▸ **Aim**: Return the records word for word. Any pictures in them are not part of the copy.

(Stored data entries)
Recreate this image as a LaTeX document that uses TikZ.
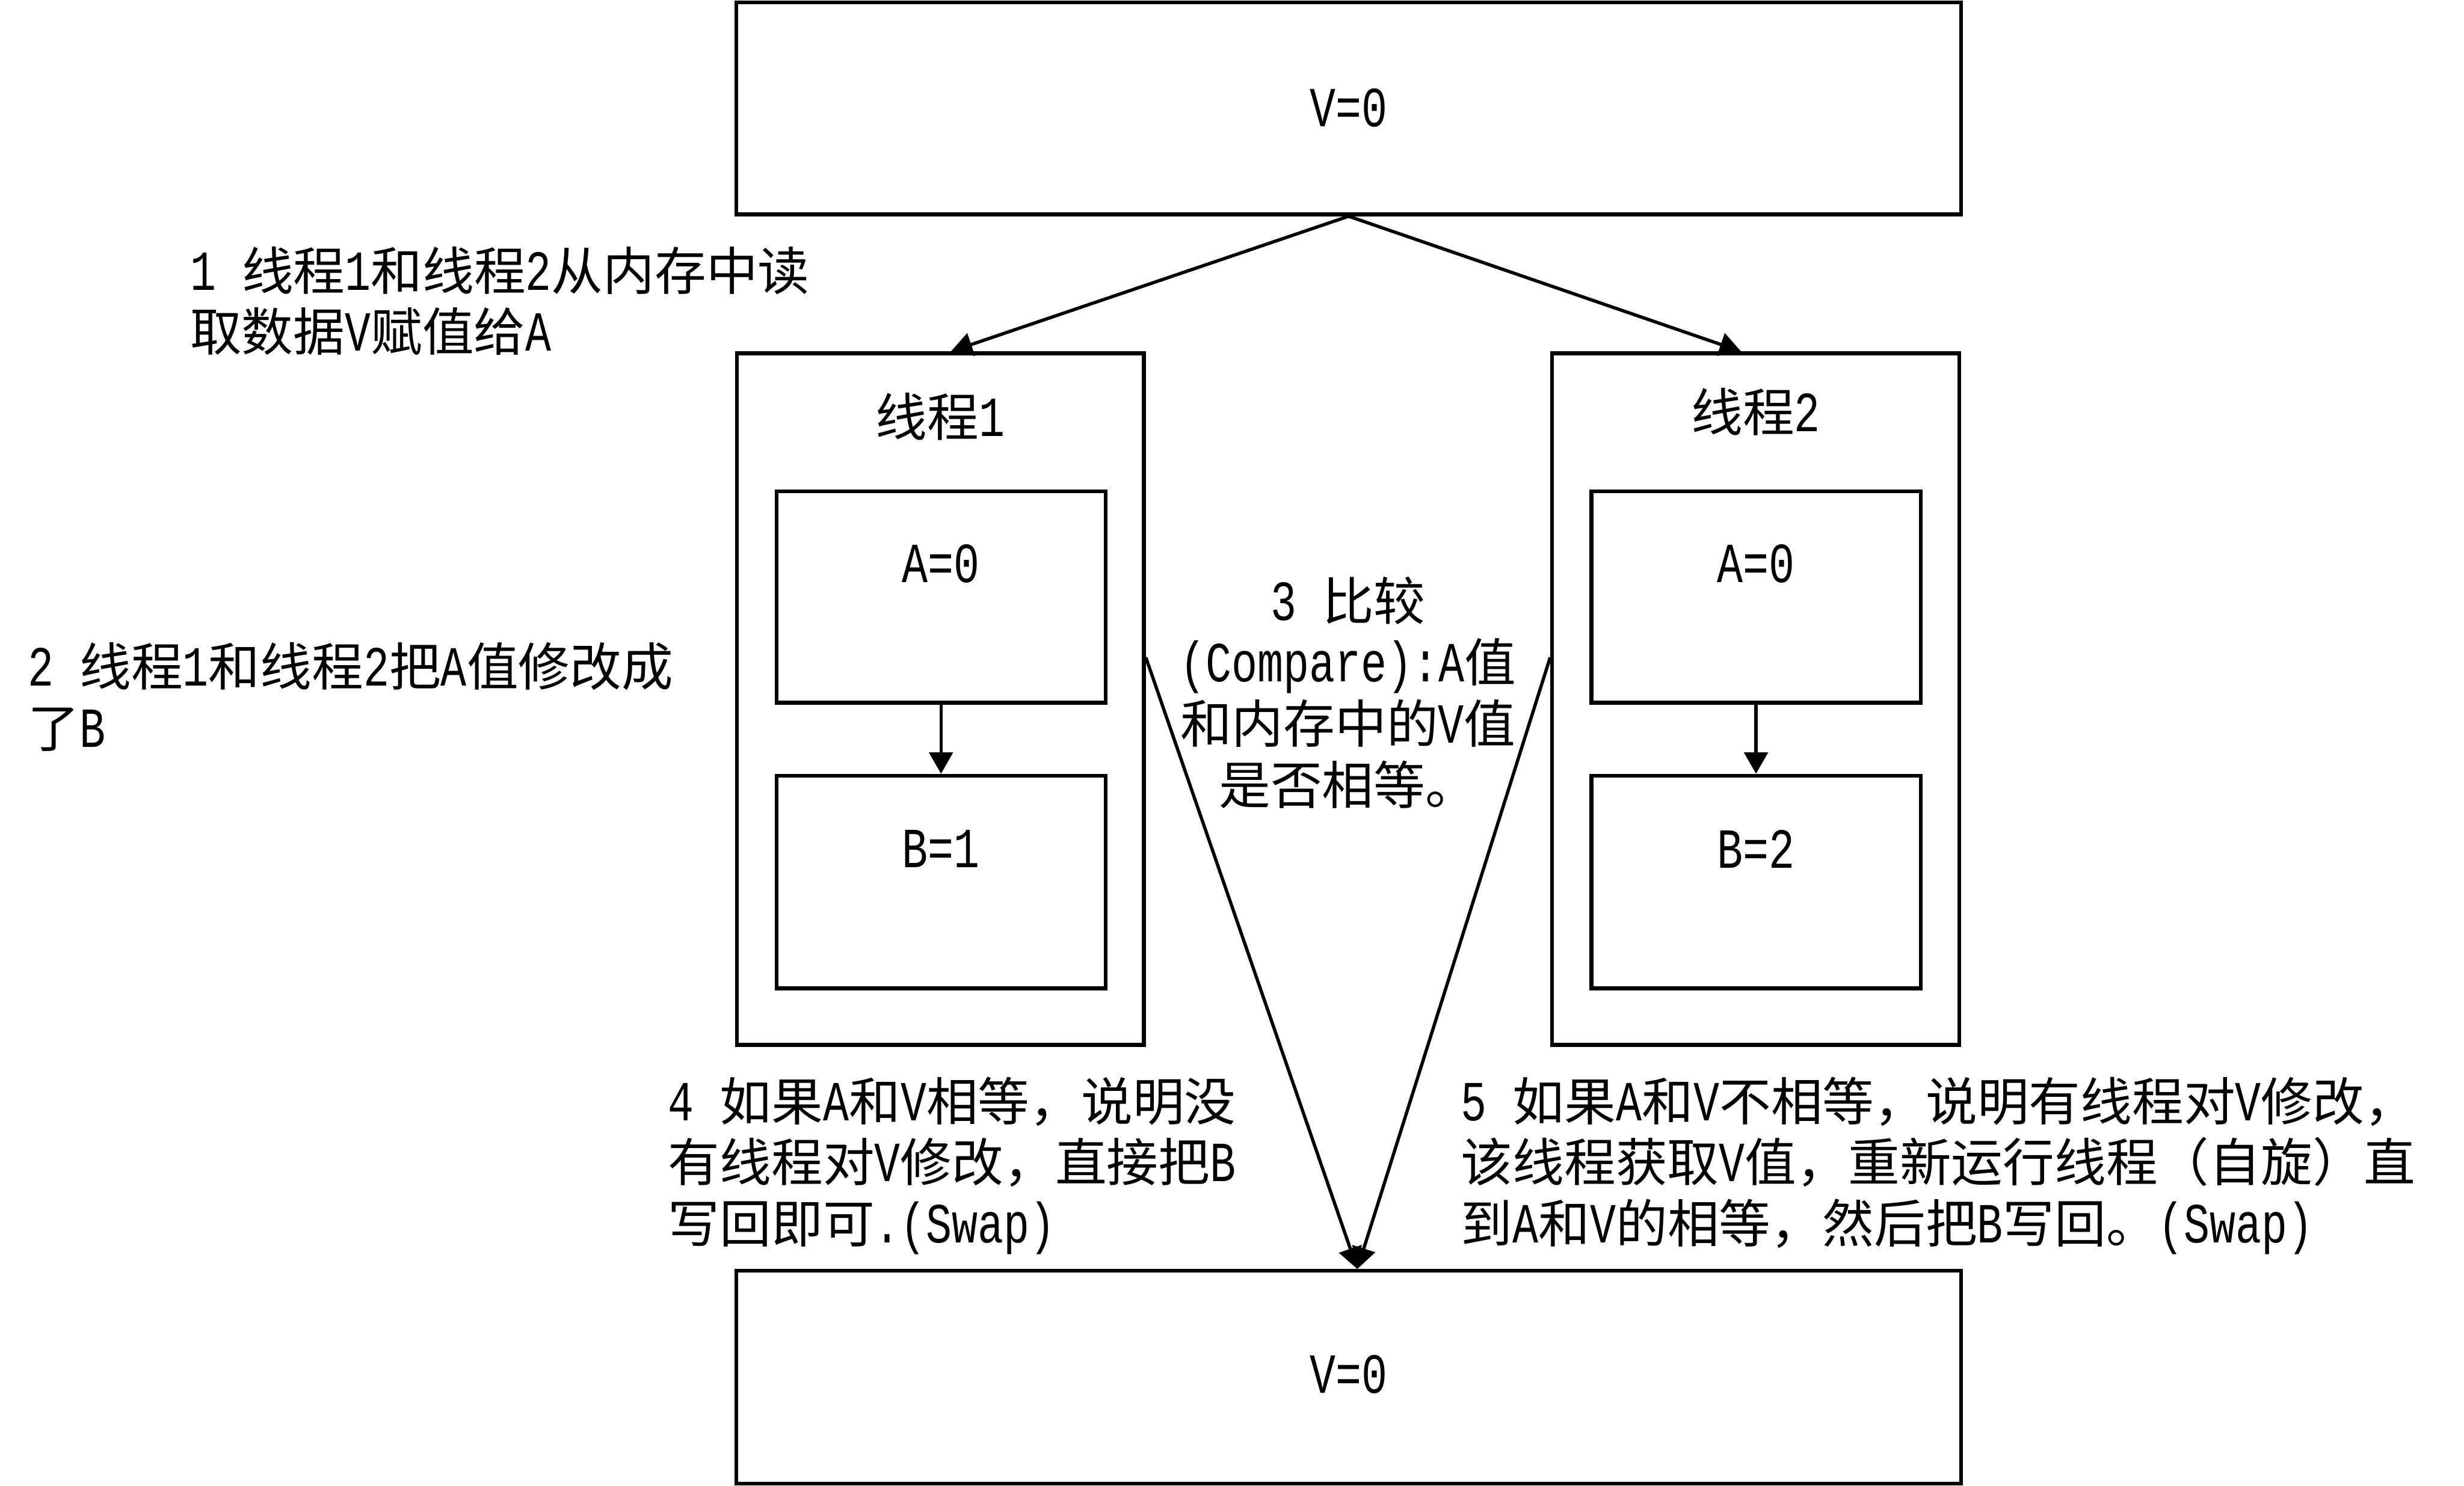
\documentclass[tikz,border=0pt]{standalone}
\usepackage{fontspec}
\setmainfont{Liberation Mono}[Scale=1.1,FakeStretch=0.76]
\newfontfamily\cjk{Noto Sans CJK SC}
\usetikzlibrary{arrows.meta,calc}
\newcount\cjkcnt
\newXeTeXintercharclass\cjkclass
\def\setcjkrange#1#2{\cjkcnt=#1\relax
  \loop\XeTeXcharclass\cjkcnt=\cjkclass
  \ifnum\cjkcnt<#2\advance\cjkcnt by 1\repeat}
\setcjkrange{"3000}{"303F}
\setcjkrange{"4E00}{"9FFF}
\setcjkrange{"FF00}{"FFEF}
\XeTeXinterchartoks 0 \cjkclass = {\cjk}
\XeTeXinterchartoks 4095 \cjkclass = {\cjk}
\XeTeXinterchartoks \cjkclass 0 = {\rmfamily}
\XeTeXinterchartoks \cjkclass 4095 = {\rmfamily}
\XeTeXinterchartokenstate=1
\tikzset{
  box/.style={draw, line width=0.11cm, inner sep=0pt},
  lbl/.style={inner sep=0pt, font=\fontsize{42.5}{50.4}\selectfont},
  con/.style={line width=0.095cm, -{Triangle[length=0.62cm,width=0.68cm]}},
}
\begin{document}
\begin{tikzpicture}[x=0.01cm,y=-0.01cm]
\useasboundingbox (0,0) rectangle (7138,4306);
% boxes
\node[box, minimum width=35.46cm, minimum height=6.14cm] (top) at (3907,314) {};
\node[box, minimum width=11.79cm, minimum height=20.03cm] (t1) at (2724,2026) {};
\node[box, minimum width=11.79cm, minimum height=20.03cm] (t2) at (5086,2026) {};
\node[box, minimum width=9.53cm, minimum height=6.12cm] (a1) at (2726,1730) {};
\node[box, minimum width=9.53cm, minimum height=6.16cm] (b1) at (2726,2556) {};
\node[box, minimum width=9.53cm, minimum height=6.12cm] (a2) at (5087,1730) {};
\node[box, minimum width=9.53cm, minimum height=6.16cm] (b2) at (5087,2556) {};
\node[box, minimum width=35.46cm, minimum height=6.16cm] (bot) at (3907,3991) {};
% labels in boxes
\node[lbl] (vtop) at (3907,312) {V=0};
\node[lbl] (l1) at (2724,1207) {线程1};
\node[lbl] (l2) at (5086,1193) {线程2};
\node[lbl] (ta1) at (2726,1633) {A=0};
\node[lbl] (tb1) at (2726,2460) {B=1};
\node[lbl] (ta2) at (5087,1633) {A=0};
\node[lbl] (tb2) at (5087,2460) {B=2};
\node[lbl] (vbot) at (3907,3983) {V=0};
% free texts
\node[lbl, anchor=west, align=left] (s1) at (550,872) {1 线程1和线程2从内存中读\\取数据V赋值给A};
\node[lbl, anchor=west, align=left] (s2) at (80,2019) {2 线程1和线程2把A值修改成\\了B};
\node[lbl, align=center] (s3) at (3905,2007) {3 比较\\(Compare):A值\\和内存中的V值\\是否相等。};
\node[lbl, anchor=west, align=left] (s4) at (1935,3378) {4 如果A和V相等，说明没\\有线程对V修改，直接把B\\写回即可.(Swap)};
\node[lbl, anchor=west, align=left] (s5) at (4232,3378) {5 如果A和V不相等，说明有线程对V修改，\\该线程获取V值，重新运行线程（自旋）直\\到A和V的相等，然后把B写回。(Swap)};
% connectors
\coordinate (t1in) at ($(t1.north west)+(626,0)$);
\coordinate (t2in) at ($(t2.north west)+(553,0)$);
\coordinate (t1out) at ($(t1.east)+(0,-121)$);
\coordinate (t2out) at ($(t2.west)+(0,-121)$);
\coordinate (bin) at ($(bot.north)+(25,0)$);
\draw[con] (top.south) -- (t1in);
\draw[con] (top.south) -- (t2in);
\draw[con] (a1.south) -- (b1.north);
\draw[con] (a2.south) -- (b2.north);
\draw[con] (t1out) -- (bin);
\draw[con] (t2out) -- (bin);
\end{tikzpicture}
\end{document}
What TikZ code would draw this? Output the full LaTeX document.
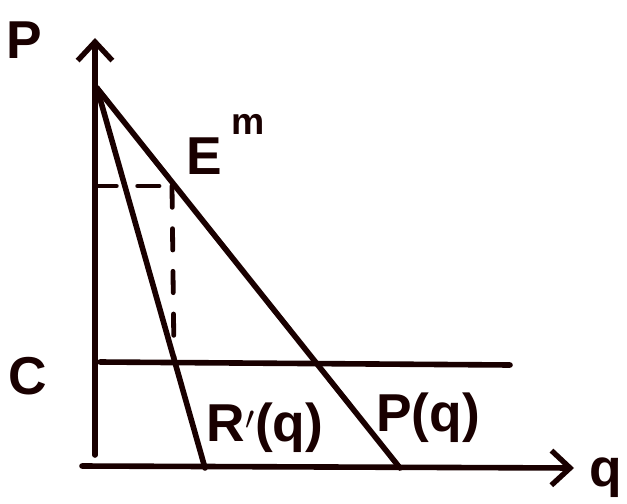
\documentclass[tikz,border=0pt]{standalone}
\usepackage{fontspec}
\setmainfont{Liberation Sans}
\usetikzlibrary{arrows.meta}
\begin{document}
\begin{tikzpicture}[x=0.75pt,y=-0.75pt,
  ink/.style={line width=4.2pt,draw=black!90!red,line cap=round},
  axis/.style={ink,-{Straight Barb[length=14pt,width=26pt,line width=4pt]}},
  guide/.style={ink,line width=3.6pt,dash pattern=on 16pt off 16pt},
  lbl/.style={font=\bfseries\fontsize{40}{46}\selectfont,inner sep=0pt,text=black!90!red}]
\useasboundingbox (0,0) rectangle (627,503);
\coordinate (O) at (95,466);
\coordinate (ytop) at (95,38);
\coordinate (xend) at (574,468);
\coordinate (A) at (97,88);
\coordinate (mr0) at (205,468);
\coordinate (d0) at (400,468);
\coordinate (c0) at (100,362);
\coordinate (c1) at (510,365);
\coordinate (E) at (172,186);
\coordinate (Ey) at (95,186);
\coordinate (Ec) at (174,358);
\draw[axis] (95,455) -- (ytop);
\draw[axis] (82,466) -- (xend);
\draw[ink] (A) -- (mr0);
\draw[ink] (A) -- (d0);
\draw[ink] (c0) -- (c1);
\draw[guide] (Ey) -- (E);
\draw[guide] (E) -- (Ec);
\node[lbl] (pl) at (24,40) {P};
\node[lbl] (ql) at (606,478) {q};
\node[lbl] (cl) at (28,376) {C};
\node[lbl] (el) at (204,156) {E};
\node[lbl,font=\bfseries\fontsize{28}{32}\selectfont] (ml) at (248,124) {m};
\node[lbl] (rl) at (265,428) {R$'$(q)};
\node[lbl] (dl) at (428,418) {P(q)};
\end{tikzpicture}
\end{document}
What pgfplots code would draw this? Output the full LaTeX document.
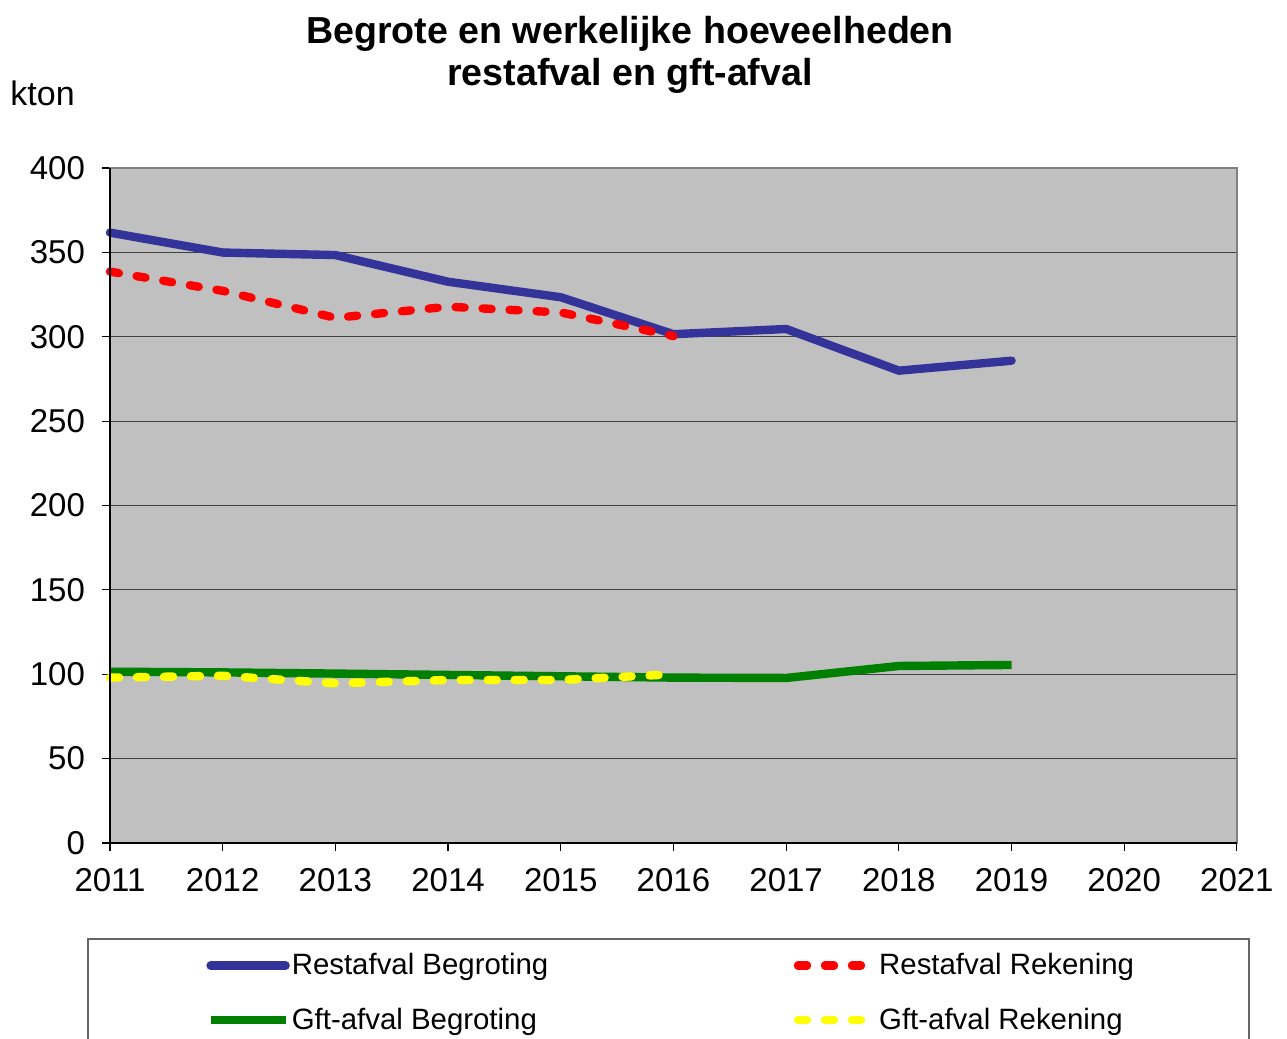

▸ **Exercise response**:
Recreate this image as a LaTeX document that uses TikZ.
\documentclass[tikz,border=0pt]{standalone}
\usepackage{fontspec}
\setmainfont{Liberation Mono}[Scale=1.1,FakeStretch=0.76]
\newfontfamily\cjk{Noto Sans CJK SC}
\usetikzlibrary{arrows.meta,calc}
\newcount\cjkcnt
\newXeTeXintercharclass\cjkclass
\def\setcjkrange#1#2{\cjkcnt=#1\relax
  \loop\XeTeXcharclass\cjkcnt=\cjkclass
  \ifnum\cjkcnt<#2\advance\cjkcnt by 1\repeat}
\setcjkrange{"3000}{"303F}
\setcjkrange{"4E00}{"9FFF}
\setcjkrange{"FF00}{"FFEF}
\XeTeXinterchartoks 0 \cjkclass = {\cjk}
\XeTeXinterchartoks 4095 \cjkclass = {\cjk}
\XeTeXinterchartoks \cjkclass 0 = {\rmfamily}
\XeTeXinterchartoks \cjkclass 4095 = {\rmfamily}
\XeTeXinterchartokenstate=1
\tikzset{
  box/.style={draw, line width=0.11cm, inner sep=0pt},
  lbl/.style={inner sep=0pt, font=\fontsize{42.5}{50.4}\selectfont},
  con/.style={line width=0.095cm, -{Triangle[length=0.62cm,width=0.68cm]}},
}
\begin{document}
\begin{tikzpicture}[x=0.01cm,y=-0.01cm]
\useasboundingbox (0,0) rectangle (7138,4306);
% boxes
\node[box, minimum width=35.46cm, minimum height=6.14cm] (top) at (3907,314) {};
\node[box, minimum width=11.79cm, minimum height=20.03cm] (t1) at (2724,2026) {};
\node[box, minimum width=11.79cm, minimum height=20.03cm] (t2) at (5086,2026) {};
\node[box, minimum width=9.53cm, minimum height=6.12cm] (a1) at (2726,1730) {};
\node[box, minimum width=9.53cm, minimum height=6.16cm] (b1) at (2726,2556) {};
\node[box, minimum width=9.53cm, minimum height=6.12cm] (a2) at (5087,1730) {};
\node[box, minimum width=9.53cm, minimum height=6.16cm] (b2) at (5087,2556) {};
\node[box, minimum width=35.46cm, minimum height=6.16cm] (bot) at (3907,3991) {};
% labels in boxes
\node[lbl] (vtop) at (3907,312) {V=0};
\node[lbl] (l1) at (2724,1207) {线程1};
\node[lbl] (l2) at (5086,1193) {线程2};
\node[lbl] (ta1) at (2726,1633) {A=0};
\node[lbl] (tb1) at (2726,2460) {B=1};
\node[lbl] (ta2) at (5087,1633) {A=0};
\node[lbl] (tb2) at (5087,2460) {B=2};
\node[lbl] (vbot) at (3907,3983) {V=0};
% free texts
\node[lbl, anchor=west, align=left] (s1) at (550,872) {1 线程1和线程2从内存中读\\取数据V赋值给A};
\node[lbl, anchor=west, align=left] (s2) at (80,2019) {2 线程1和线程2把A值修改成\\了B};
\node[lbl, align=center] (s3) at (3905,2007) {3 比较\\(Compare):A值\\和内存中的V值\\是否相等。};
\node[lbl, anchor=west, align=left] (s4) at (1935,3378) {4 如果A和V相等，说明没\\有线程对V修改，直接把B\\写回即可.(Swap)};
\node[lbl, anchor=west, align=left] (s5) at (4232,3378) {5 如果A和V不相等，说明有线程对V修改，\\该线程获取V值，重新运行线程（自旋）直\\到A和V的相等，然后把B写回。(Swap)};
% connectors
\coordinate (t1in) at ($(t1.north west)+(626,0)$);
\coordinate (t2in) at ($(t2.north west)+(553,0)$);
\coordinate (t1out) at ($(t1.east)+(0,-121)$);
\coordinate (t2out) at ($(t2.west)+(0,-121)$);
\coordinate (bin) at ($(bot.north)+(25,0)$);
\draw[con] (top.south) -- (t1in);
\draw[con] (top.south) -- (t2in);
\draw[con] (a1.south) -- (b1.north);
\draw[con] (a2.south) -- (b2.north);
\draw[con] (t1out) -- (bin);
\draw[con] (t2out) -- (bin);
\end{tikzpicture}
\end{document}
What TikZ code would draw this? Output the full LaTeX document.
\documentclass[tikz,border=0pt]{standalone}
\usepackage{fontspec}
\setmainfont{Liberation Sans}
\usetikzlibrary{arrows.meta}
\begin{document}
\begin{tikzpicture}[x=0.75pt,y=-0.75pt,
  ink/.style={line width=4.2pt,draw=black!90!red,line cap=round},
  axis/.style={ink,-{Straight Barb[length=14pt,width=26pt,line width=4pt]}},
  guide/.style={ink,line width=3.6pt,dash pattern=on 16pt off 16pt},
  lbl/.style={font=\bfseries\fontsize{40}{46}\selectfont,inner sep=0pt,text=black!90!red}]
\useasboundingbox (0,0) rectangle (627,503);
\coordinate (O) at (95,466);
\coordinate (ytop) at (95,38);
\coordinate (xend) at (574,468);
\coordinate (A) at (97,88);
\coordinate (mr0) at (205,468);
\coordinate (d0) at (400,468);
\coordinate (c0) at (100,362);
\coordinate (c1) at (510,365);
\coordinate (E) at (172,186);
\coordinate (Ey) at (95,186);
\coordinate (Ec) at (174,358);
\draw[axis] (95,455) -- (ytop);
\draw[axis] (82,466) -- (xend);
\draw[ink] (A) -- (mr0);
\draw[ink] (A) -- (d0);
\draw[ink] (c0) -- (c1);
\draw[guide] (Ey) -- (E);
\draw[guide] (E) -- (Ec);
\node[lbl] (pl) at (24,40) {P};
\node[lbl] (ql) at (606,478) {q};
\node[lbl] (cl) at (28,376) {C};
\node[lbl] (el) at (204,156) {E};
\node[lbl,font=\bfseries\fontsize{28}{32}\selectfont] (ml) at (248,124) {m};
\node[lbl] (rl) at (265,428) {R$'$(q)};
\node[lbl] (dl) at (428,418) {P(q)};
\end{tikzpicture}
\end{document}
What pgfplots code would draw this? Output the full LaTeX document.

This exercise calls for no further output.